Tuesday October 4, 2016
Written by Andy Roberts
At classic shows, I occasionally encounter those cars with the instant power to return me to the time of three channel television, Adam Ant and Diana Dors in the Prince Charming video and when the Sony C7 video-recorder was a major status symbol. The Triumph Acclaim, launched on the 7th October 1981 and promising ‘sheer driving pleasure’ - https://www.youtube.com/watch?v=41cm7Z4pWf4 - is one such vehicle.
The Acclaim was developed at a time when Japanese cars were so popular in the UK that in 1975 the Society of Motor Vehicle Manufacturers and Traders negotiated a ‘voluntary restraint’ of imports and when British Leyland’s need for an overseas partner was acute. The 26th December 1979 saw an agreement signed between Honda and BL to build the Ballade – which was essentially a four saloon version of the Civic – in the UK. Eighteen months later the Acclaim was launched as a belated replacement for the Dolomite (which had ceased production in 1980) with advertising proclaiming a new car that was ‘totally equipped to Triumph’.
BL’s publicity material put rather more emphasis on the Acclaim's Triumph identity than on its Honda roots, possibly because of the early 1980s still being a time when people would ‘buy British’; also, the resemblance to the Civic, Quintet, Accord, and Prelude was so obvious as to be hardly worth mentioning. If a dealer was asked ‘which parts of that Triumph are from the UK?’ he (it would almost have certainly been a “he” in 1981) might have pointed out the seats, the twin Keihin carburettors or some minor alterations to the suspension. In truth, the Acclaim was almost entirely a Honda product, from its 1,335cc OHC engine to its transmission, but what did matter to BL was demonstrating that the Cowley plant could produce a car that was as dependable as any European or Japanese rival.
To further ensure the new Triumph’s commercial success, the Honda Ballade was never officially sold in the UK. The only engine option was the 1.3-litre unit and the sole choice of coachwork was the four-door saloon but trim levels ranged from L to CD. Anyone trading in their Dolomite 1300 or 1500 would have found the new Triumph well-appointed and agreeable to drive, even if many an enthusiast of the marque regretted the demise of the Sprint. However, not a few motorists welcomed a car that would not have you on first name terms with the AA or RAC patrols after a few months of ownership and it came as no great surprise to industry observers that the Acclaim was soon regarded as British Leyland’s most reliable model. It was also one of their more popular cars, which came as a relief to BL’s management; by the early 1980s sales of the Allegro and the Ital were plummeting and the Maestro would not be launched until 1983.
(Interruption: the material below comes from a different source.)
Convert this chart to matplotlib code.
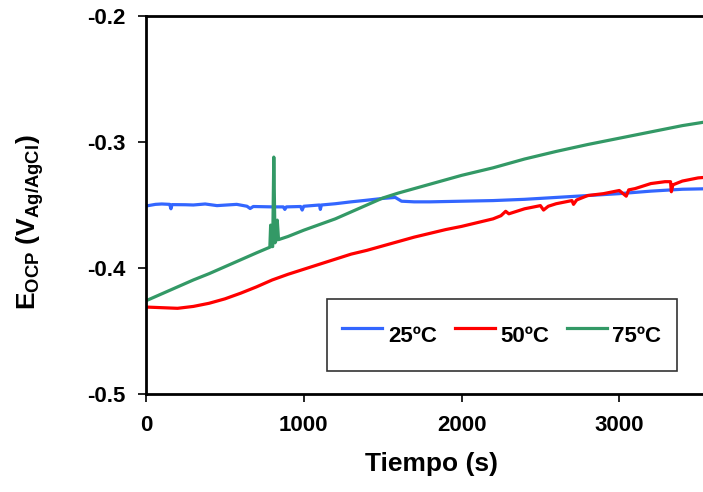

The SD3-Series Rover 200 replaced the Acclaim in 1984 and survivors of the last Triumph-badged car are now seldom glimpsed on the road. They are always a welcome sight at any classic gathering, partially for conjuring memories of falling asleep during the first series of Bergerac but mainly because this innocuous looking saloon is one of the most important cars in British Leyland’s history.